Directions : In each of the following questions a statement is given, followed…
2023
Directions : In each of the following questions a statement is given, followed by two conclusions. Give answer :
Statement : Modern man influences his destiny by the choice he makes unlike in the past.
Conclusion :
I. Earlier there were less options available to them.
II. There was no desire in the past to influence the destiny.
- A.
Only conclusion I follows.
- B.
Only conclusion II follows.
- C.
Either I or II follows.
- D.
Neither I or II follows.
Show answer & explanation
Correct answer: A
Concept: In statement-and-conclusion reasoning, a conclusion “follows” only when it can be deduced from the statement alone, taking the statement as true, without importing outside assumptions, motives, or general knowledge that the statement itself does not state.
Application: The statement contrasts the present with the past using “unlike in the past”: modern man influences his destiny through the choices he makes, and this was not so earlier. Since influencing destiny by choice presupposes having choices to make, the statement's own contrast directly entails that fewer such choices existed in the past — this is Conclusion I, and it is a necessary consequence of the wording, not an assumption. Conclusion II, in contrast, talks about people's desire or motivation to influence destiny in the past; the statement says nothing about inner intent, only about the choice-driven influence itself, so Conclusion II brings in information the statement never gives.

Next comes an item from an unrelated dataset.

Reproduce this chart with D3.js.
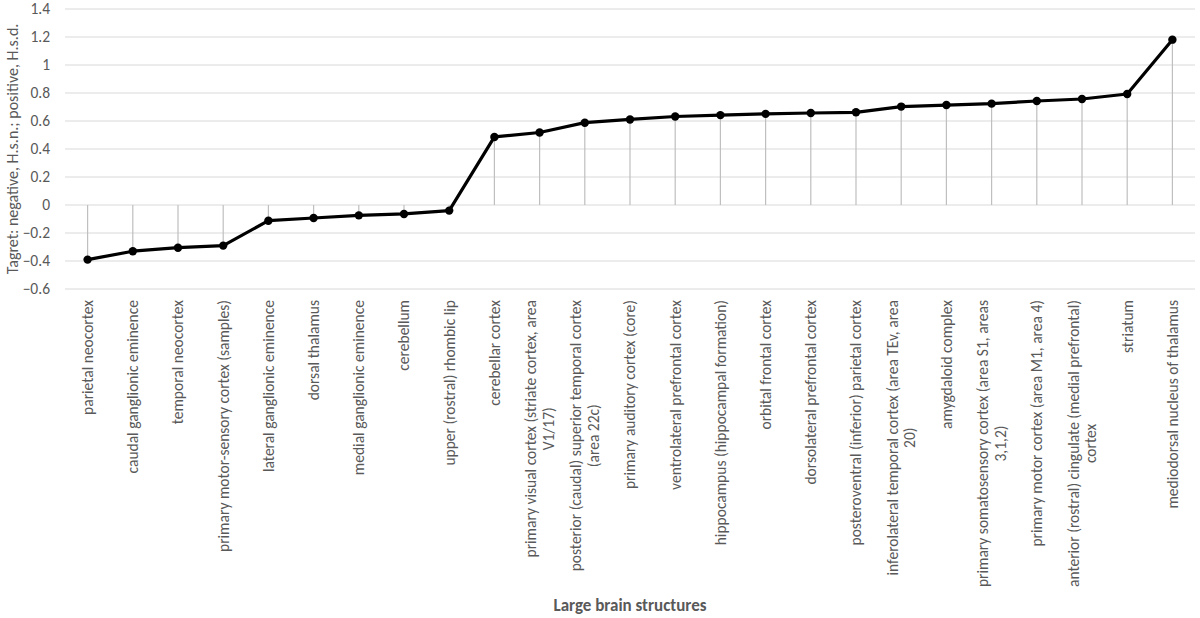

Cross-check: Checking the remaining options against the same rule:
“Only conclusion II follows” fails because it rests on an assumption about past desire/motivation that the statement never makes.
“Either conclusion I or II follows” fails because an either/or reading applies only to two mutually exclusive branches of one uncertainty; here the two conclusions address separate, independent dimensions (past choice-availability vs. past desire), so they cannot be paired as alternatives.
“Neither conclusion follows” fails as a blanket rejection because it does not test each conclusion independently against the statement — a valid “neither” verdict requires every offered conclusion to fail the deduction test on its own terms, not a single combined dismissal.
Hence, only Conclusion I is a necessary, assumption-free consequence of the statement.